Retail Food Group (RFG), the franchisor behind brands Donut King and Gloria Jeans Coffees has confirmed that while asset sales are being explored, the reported $100m price tag on its Crust Pizza chain empire is grossly inaccurate.

On Monday, the Australian Financial Review (AFR) reported that PAG Asia Capital was firming as the favourite to purchase the Crust brand at auction as RFG desperately tries to reduce its crippling debt.

In a statement released to the ASX however, RFG revealed that no binding agreement had been made, stating the $100m valuation of Crust exceeded the franchisor’s expectations.

“The company confirms, as previously announced, that it will be seeking to reduce its debt by various means, including the investigation of the possible sale of assets,” the statement read.

“That process is ongoing, although no formal binding agreement has been reached with any buyer at this stage in respect to any of RFG’s assets. Insofar as an amount for the sale of Crust Gourmet Pizzas is speculated in the AFR article, that amount exceeds RFG’s expectations as to the sale price for that assets if it was to be sold as a part of that process.”

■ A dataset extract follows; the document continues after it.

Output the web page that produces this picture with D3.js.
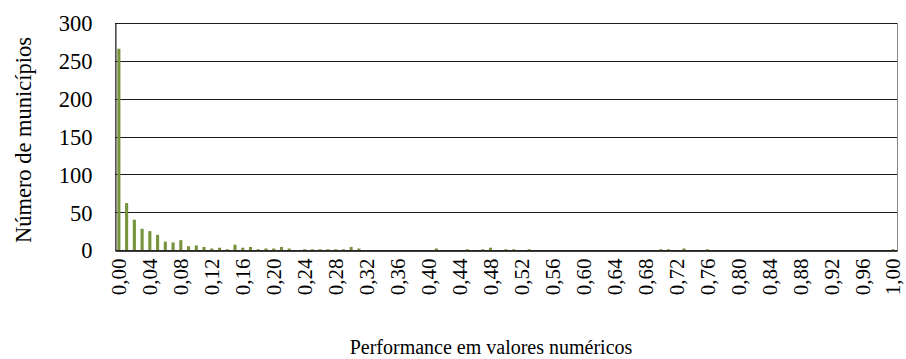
<!DOCTYPE html>
<html>
<head>
<meta charset="utf-8">
<script src="https://cdn.jsdelivr.net/npm/d3@7"></script>
<style>
  html, body { margin: 0; padding: 0; background: #fff; }
</style>
</head>
<body>
<svg id="chart" width="906" height="359"></svg>
<script>
// Performance classes 0,00 … 1,00 in steps of 0,01
const categories = d3.range(0, 101).map(i => i / 100);

// Number of municipalities in each performance class
const counts = [
  266, 62, 40, 28, 25, 20, 11, 10, 13, 5,
  6, 4, 2, 3, 1, 7, 3, 4, 1, 2,
  2, 4, 2, 0, 1, 1, 1, 1, 1, 1,
  4, 2, 0, 0, 0, 0, 0, 0, 0, 0,
  0, 2, 0, 0, 0, 1, 0, 1, 3, 0,
  1, 1, 0, 1, 0, 0, 0, 0, 0, 0,
  0, 0, 0, 0, 0, 0, 0, 0, 0, 0,
  1, 1, 0, 2, 0, 0, 1, 0, 0, 0,
  0, 0, 0, 0, 0, 0, 0, 0, 0, 0,
  0, 0, 0, 0, 0, 0, 0, 0, 0, 0,
  1
];

const yTicks = [0, 50, 100, 150, 200, 250, 300];
const xTickEvery = 4;

const yTitle = "Número de municípios";
const xTitle = "Performance em valores numéricos";

const FONT = "'Liberation Serif', 'Times New Roman', Times, serif";
const fmt = v => v.toFixed(2).replace(".", ",");

const svg = d3.select("#chart");
const plot = { left: 115, right: 897, top: 23, bottom: 250 };

const x = d3.scaleBand()
  .domain(categories)
  .range([plot.left, plot.right])
  .paddingInner(0.6)
  .paddingOuter(0.3);

const y = d3.scaleLinear()
  .domain([0, 300])
  .range([plot.bottom, plot.top]);

// plot area frame
svg.append("rect")
  .attr("x", plot.left + 0.5)
  .attr("y", plot.top + 0.5)
  .attr("width", plot.right - plot.left)
  .attr("height", plot.bottom - plot.top)
  .attr("fill", "none")
  .attr("stroke", "#868686")
  .attr("stroke-width", 1);

// horizontal gridlines
svg.append("g")
  .selectAll("line")
  .data(yTicks.filter(t => t > 0))
  .join("line")
  .attr("x1", plot.left)
  .attr("x2", plot.right)
  .attr("y1", d => Math.round(y(d)) + 0.5)
  .attr("y2", d => Math.round(y(d)) + 0.5)
  .attr("stroke", "#1a1a1a")
  .attr("stroke-width", 1);

// bars
svg.append("g")
  .selectAll("rect")
  .data(categories.map((c, i) => ({ c, v: counts[i] })))
  .join("rect")
  .attr("x", d => x(d.c))
  .attr("width", x.bandwidth())
  .attr("y", d => y(d.v))
  .attr("height", d => y(0) - y(d.v))
  .attr("fill", "#77933c");

// y axis
const yAxis = d3.axisLeft(y).tickValues(yTicks).tickSize(0).tickPadding(23);
const gy = svg.append("g")
  .attr("transform", `translate(${plot.left + 0.5},0)`)
  .call(yAxis)
  .attr("font-family", FONT)
  .attr("font-size", 22);
gy.select(".domain").attr("stroke", "#1a1a1a");
gy.selectAll("text")
  .style("font-family", FONT)
  .style("font-size", "22.5px")
  .attr("fill", "#000")
  .attr("dy", "0.35em");

// x axis
const xAxis = d3.axisBottom(x)
  .tickValues(categories.filter((c, i) => i % xTickEvery === 0))
  .tickFormat(fmt)
  .tickSize(0);
const gx = svg.append("g")
  .attr("transform", `translate(0,${plot.bottom + 0.5})`)
  .call(xAxis)
  .attr("font-family", FONT)
  .attr("font-size", 21);
gx.select(".domain").attr("stroke", "#000").attr("stroke-width", 1.5);
gx.selectAll("text")
  .style("font-family", FONT)
  .style("font-size", "21px")
  .attr("fill", "#000")
  .attr("text-anchor", "end")
  .attr("transform", "rotate(-90)")
  .attr("x", -8)
  .attr("y", 0)
  .attr("dy", "0.35em");

// axis titles
svg.append("text")
  .attr("transform", `translate(31,140) rotate(-90)`)
  .attr("text-anchor", "middle")
  .style("font-family", FONT)
  .style("font-size", "22.5px")
  .text(yTitle);

svg.append("text")
  .attr("x", 491)
  .attr("y", 354)
  .attr("text-anchor", "middle")
  .style("font-family", FONT)
  .style("font-size", "20px")
  .text(xTitle);
</script>
</body>
</html>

Initially, the reports of a potential sale had lifted RFG’s share price, which has suffered a sharp fall over the last 12 months, driven by the announcement of store closures following a $306.7m full-year loss, allegations of misleading behaviour and a re-shuffle of its executive team.

In December, RFG CEO Richard Hinson stepped down after less than a year in the top job, putting recently announced chairman and turnaround specialist Peter George in charge of the ailing company.

Hinson had previously told investors that 2018 had been a “tough year”, insisting the company “start looking toward the future”.

As part of RFG’s continuous disclosure obligations, any sale of assets or steps taken to reduce its debt must be announced to the market.